Handmade instruments have accompanied Neubauten for a long time, even for the Alles Wieder Offen record.
I’m not so much the instrument constructor. I am a constructor of concepts, I don’t do much manual construction.
Not manual, but the task of putting together all the sounds..
I’m also not that much interested in sound. Sound is highly overvalued, context is interesting. Sound is not interesting. Everybody always talks about sound, like if sound would really mean anything. They spend an afternoon in the studio trying to find the best drum sound, without realizing that the best drum sound is the one that makes more sense within a particular context. There is no sound better than another. It’s interesting to find techniques and strategies to overwhelm an object, give out and utter its soul, somehow, but I’m not interested in the sound. If you tell me: today we’re making a record out of bread, then I’ll work with bread, I’ll develop a strategy to get something out of bread, but I will not judge saying “this is a better bread sound or a worse one”… I have to find the context that makes this play with bread a meaningful thing. [Dogs start barking on the background] They know what I’m talking about!
What do you think is the future of art? Art has been pronounced dead many times…

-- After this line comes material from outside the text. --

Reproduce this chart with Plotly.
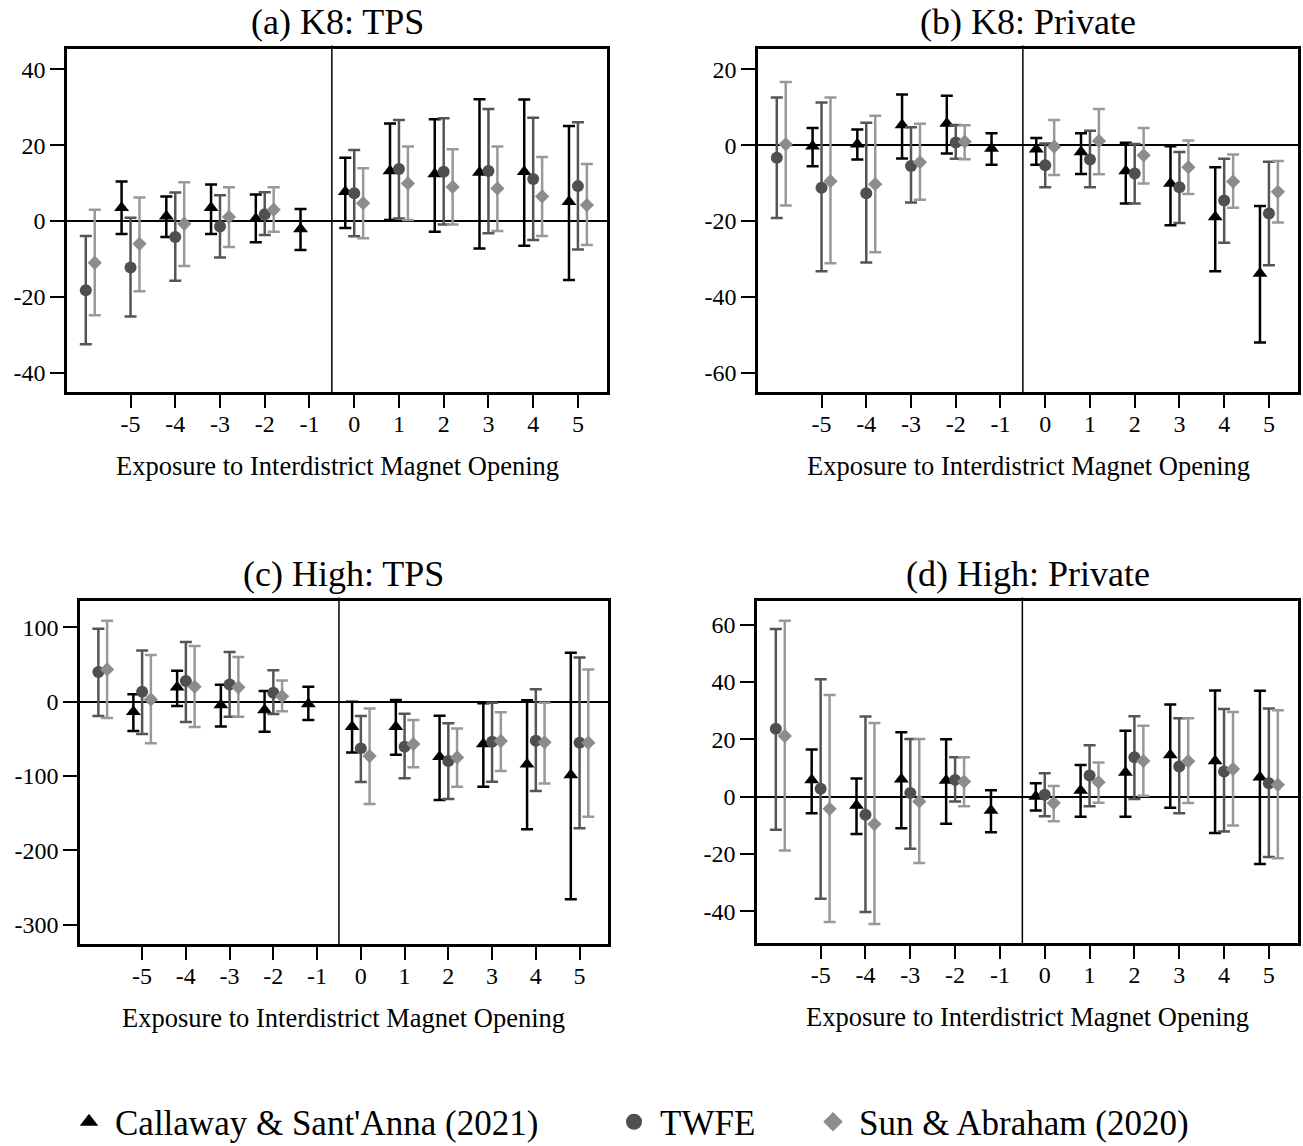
import plotly.graph_objects as go

# Event times: Callaway & Sant'Anna reports -5..5, TWFE and Sun & Abraham bin -6 and omit -1
cs_times = [-5, -4, -3, -2, -1, 0, 1, 2, 3, 4, 5]
tw_times = [-6, -5, -4, -3, -2, 0, 1, 2, 3, 4, 5]
tick_vals = [-5, -4, -3, -2, -1, 0, 1, 2, 3, 4, 5]
tick_text = ["-5", "-4", "-3", "-2", "-1", "0", "1", "2", "3", "4", "5"]

# (a) K8: TPS
a_cs_est = [3.5, 1.3, 3.5, 0.6, -2.1, 7.7, 13.2, 12.4, 12.8, 13.0, 5.1]
a_cs_lo = [-3.4, -4.2, -3.4, -5.6, -7.6, -1.8, 0.3, -2.8, -7.2, -6.5, -15.5]
a_cs_hi = [10.4, 6.5, 9.6, 7.0, 3.2, 16.7, 25.7, 26.8, 32.1, 32.0, 25.0]
a_tw_est = [-18.2, -12.2, -4.2, -1.4, 1.8, 7.3, 13.7, 13.0, 13.2, 11.1, 9.2]
a_tw_lo = [-32.4, -25.1, -15.7, -9.6, -3.7, -4.0, 0.7, -0.9, -3.2, -5.0, -7.5]
a_tw_hi = [-3.9, 0.9, 7.5, 6.8, 7.6, 18.7, 26.6, 27.1, 29.5, 27.2, 26.0]
a_sa_est = [-11.0, -6.0, -0.7, 1.1, 3.0, 4.7, 9.9, 9.0, 8.6, 6.5, 4.2]
a_sa_lo = [-24.8, -18.5, -11.8, -6.8, -2.8, -4.5, 0.3, -0.9, -2.6, -3.9, -6.3]
a_sa_hi = [3.0, 6.2, 10.2, 8.9, 8.9, 13.9, 19.6, 18.9, 19.6, 16.9, 15.0]

# (b) K8: Private
b_cs_est = [-0.3, 0.2, 5.3, 5.7, -0.9, -1.1, -1.8, -6.8, -10.1, -18.9, -33.8]
b_cs_lo = [-5.6, -3.8, -3.5, -2.2, -5.2, -5.2, -7.6, -15.4, -21.1, -33.2, -52.0]
b_cs_hi = [4.5, 4.1, 13.3, 13.0, 3.1, 1.9, 3.1, 0.6, -0.3, -5.8, -16.0]
b_tw_est = [-3.3, -11.2, -12.7, -5.5, 0.7, -5.3, -3.8, -7.5, -11.1, -14.6, -18.0]
b_tw_lo = [-19.2, -33.2, -30.9, -15.1, -3.6, -11.1, -11.1, -15.4, -20.5, -25.7, -31.6]
b_tw_hi = [12.5, 11.2, 5.9, 4.7, 5.3, 0.4, 3.8, 0.3, -1.8, -3.6, -4.4]
b_sa_est = [0.2, -9.5, -10.3, -4.5, 0.9, -0.4, 1.1, -2.7, -5.8, -9.6, -12.3]
b_sa_lo = [-15.9, -31.1, -28.2, -14.4, -3.7, -7.9, -7.7, -10.1, -12.9, -16.5, -20.4]
b_sa_hi = [16.6, 12.5, 7.7, 5.6, 5.2, 6.6, 9.5, 4.5, 1.2, -2.5, -4.2]

# (c) High: TPS
c_cs_est = [-13.5, 19.3, -4.5, -11.2, -3.1, -33.6, -33.6, -74.0, -57.0, -84.3, -98.7]
c_cs_lo = [-39.5, -5.8, -33.2, -40.4, -24.7, -68.2, -71.3, -132.3, -114.3, -171.7, -265.9]
c_cs_hi = [9.9, 41.7, 22.9, 14.3, 20.2, 0.0, 2.2, -18.8, -2.2, 1.8, 65.9]
c_tw_est = [39.9, 13.5, 27.8, 23.3, 12.1, -62.8, -60.5, -79.8, -53.8, -52.5, -55.2]
c_tw_lo = [-19.3, -43.5, -27.4, -20.2, -16.6, -108.0, -103.0, -131.0, -107.6, -120.2, -170.4]
c_tw_hi = [98.2, 69.0, 80.3, 66.8, 42.2, -19.3, -16.1, -29.1, -1.3, 16.6, 59.6]
c_sa_est = [43.5, 3.1, 20.2, 19.3, 7.2, -73.1, -57.0, -74.9, -52.9, -54.7, -55.2]
c_sa_lo = [-22.0, -56.0, -34.1, -20.2, -13.0, -137.7, -88.3, -114.3, -93.3, -109.9, -154.7]
c_sa_hi = [109.0, 62.8, 74.9, 60.1, 28.7, -9.0, -24.7, -35.9, -14.3, -1.3, 43.5]

# (d) High: Private
d_cs_est = [5.8, -3.1, 6.0, 5.6, -4.9, 0.0, 2.1, 8.4, 14.5, 12.4, 6.7]
d_cs_lo = [-5.8, -13.1, -11.1, -9.5, -12.5, -4.9, -7.1, -7.1, -3.9, -12.7, -23.5]
d_cs_hi = [16.4, 6.3, 22.4, 20.0, 2.2, 4.6, 11.0, 22.9, 32.1, 37.0, 36.9]
d_tw_est = [23.6, 2.7, -6.4, 1.2, 5.8, 0.6, 7.3, 13.7, 10.5, 8.7, 4.6]
d_tw_lo = [-11.6, -35.7, -40.3, -18.2, -1.7, -6.9, -3.4, -0.9, -5.8, -12.2, -21.1]
d_tw_hi = [58.4, 40.9, 27.9, 20.1, 13.7, 8.1, 17.9, 28.0, 27.3, 30.5, 30.7]
d_sa_est = [21.1, -4.3, -9.6, -1.7, 5.2, -2.3, 5.0, 12.4, 12.3, 9.6, 4.1]
d_sa_lo = [-18.8, -43.8, -44.5, -23.2, -3.4, -8.6, -2.2, 0.3, -2.3, -10.1, -21.5]
d_sa_hi = [61.3, 35.4, 25.6, 20.1, 13.7, 3.7, 11.9, 24.7, 27.3, 29.5, 30.1]

panel_titles = ["(a) K8: TPS", "(b) K8: Private", "(c) High: TPS", "(d) High: Private"]
x_title = "Exposure to Interdistrict Magnet Opening"
legend_names = ["Callaway & Sant'Anna (2021)", "TWFE", "Sun & Abraham (2020)"]

a_yticks = [-40, -20, 0, 20, 40]
b_yticks = [-60, -40, -20, 0, 20]
c_yticks = [-300, -200, -100, 0, 100]
d_yticks = [-40, -20, 0, 20, 40, 60]

FONT = "Liberation Serif"
W, H = 1303, 1146

# panel geometry in pixels: (left, right, top, bottom), y range
panels = [
    dict(box=(67, 607, 49, 392), yr=[-45.0, 45.3], yt=a_yticks,
         cs=(a_cs_est, a_cs_lo, a_cs_hi), tw=(a_tw_est, a_tw_lo, a_tw_hi), sa=(a_sa_est, a_sa_lo, a_sa_hi)),
    dict(box=(758, 1298, 49, 392), yr=[-65.0, 25.3], yt=b_yticks,
         cs=(b_cs_est, b_cs_lo, b_cs_hi), tw=(b_tw_est, b_tw_lo, b_tw_hi), sa=(b_sa_est, b_sa_lo, b_sa_hi)),
    dict(box=(80, 608, 601, 944), yr=[-326.0, 135.5], yt=c_yticks,
         cs=(c_cs_est, c_cs_lo, c_cs_hi), tw=(c_tw_est, c_tw_lo, c_tw_hi), sa=(c_sa_est, c_sa_lo, c_sa_hi)),
    dict(box=(757, 1298, 601, 943), yr=[-51.1, 68.2], yt=d_yticks,
         cs=(d_cs_est, d_cs_lo, d_cs_hi), tw=(d_tw_est, d_tw_lo, d_tw_hi), sa=(d_sa_est, d_sa_lo, d_sa_hi)),
]

series_style = [
    # key, times, x offset, marker symbol, size, marker colour, bar colour
    ("cs", cs_times, -0.2, "triangle-up", 13, "#000000", "#000000"),
    ("tw", tw_times, 0.0, "circle", 12, "#4f4f4f", "#555555"),
    ("sa", tw_times, 0.2, "diamond", 11, "#8c8c8c", "#999999"),
]

fig = go.Figure()
layout = {}
annotations = []
shapes = []

for i, p in enumerate(panels):
    n = "" if i == 0 else str(i + 1)
    xa, ya = "x" + n, "y" + n
    l, r, t, b = p["box"]
    xdom = [l / W, r / W]
    ydom = [1 - b / H, 1 - t / H]
    for key, times, off, sym, size, mcol, bcol in series_style:
        est, lo, hi = p[key]
        fig.add_trace(go.Scatter(
            x=[k + off for k in times], y=est, mode="markers",
            marker=dict(symbol=sym, size=size, color=mcol, line=dict(width=0)),
            error_y=dict(type="data", symmetric=False,
                         array=[h - e for h, e in zip(hi, est)],
                         arrayminus=[e - lo_ for e, lo_ in zip(est, lo)],
                         color=bcol, thickness=2.5, width=6),
            xaxis=xa, yaxis=ya, showlegend=False, hoverinfo="skip"))
    layout["xaxis" + n] = dict(
        domain=xdom, anchor=ya, range=[-6.42, 5.65], tickvals=tick_vals, ticktext=tick_text,
        ticks="outside", ticklen=13, tickwidth=2, tickcolor="black", ticklabelstandoff=-5,
        showline=True, mirror=True, linewidth=2.5, linecolor="black",
        showgrid=False, zeroline=False, tickfont=dict(family=FONT, size=24, color="black"))
    layout["yaxis" + n] = dict(
        domain=ydom, anchor=xa, range=p["yr"], tickvals=p["yt"],
        ticktext=[str(v) for v in p["yt"]],
        ticks="outside", ticklen=14, tickwidth=2, tickcolor="black",
        showline=True, mirror=True, linewidth=2.5, linecolor="black",
        showgrid=False, zeroline=True, zerolinecolor="black", zerolinewidth=1.5,
        tickfont=dict(family=FONT, size=24, color="black"))
    # treatment onset marker between -1 and 0
    shapes.append(dict(type="line", xref=xa, yref=ya + " domain", x0=-0.5, x1=-0.5, y0=0, y1=1.01,
                       line=dict(color="black", width=1.5), layer="below"))
    cx = (l + r) / 2 / W
    annotations.append(dict(text=panel_titles[i], x=cx, y=1 - (t - 27) / H, xref="paper", yref="paper",
                            xanchor="center", yanchor="middle", showarrow=False,
                            font=dict(family=FONT, size=36, color="black")))
    annotations.append(dict(text=x_title, x=cx, y=1 - (b + 74) / H, xref="paper", yref="paper",
                            xanchor="center", yanchor="middle", showarrow=False,
                            font=dict(family=FONT, size=26.5, color="black")))

# legend entries, one legend box per entry so each can sit at its own position
legend_x = [63, 608, 807]
legend_keys = ["legend", "legend2", "legend3"]
for (key, times, off, sym, size, mcol, bcol), name, lk in zip(series_style, legend_names, legend_keys):
    fig.add_trace(go.Scatter(x=[None], y=[None], mode="markers", name=name,
                             marker=dict(symbol=sym, size=size + 4, color=mcol),
                             showlegend=True, legend=lk))
for lk, lx in zip(legend_keys, legend_x):
    layout[lk] = dict(x=lx / W, y=1 - 1122 / H, xanchor="left", yanchor="middle",
                      orientation="h", bgcolor="rgba(0,0,0,0)", borderwidth=0,
                      font=dict(family=FONT, size=35, color="black"), itemwidth=42)

fig.update_layout(**layout)
fig.update_layout(width=W, height=H, margin=dict(l=0, r=0, t=0, b=0, autoexpand=False),
                  paper_bgcolor="white", plot_bgcolor="white",
                  annotations=annotations, shapes=shapes,
                  font=dict(family=FONT, color="black"))

fig.write_html("out.html")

The Green Party is just starting a campaign for the freedom of art, and they asked me to make a comment on that. I turned it around and said that not the freedom of art, but actually the art of freedom is what defines art; you have to take freedom. Freedom is not something that is just there or will be granted, freedom always have to be taken. I haven’t got yet the final conclusion to what I’m thinking there, and I haven’t said it yet in a statement for the Green Party, but I think that it will be something along those lines. Art is not dead, because freedom is not dead.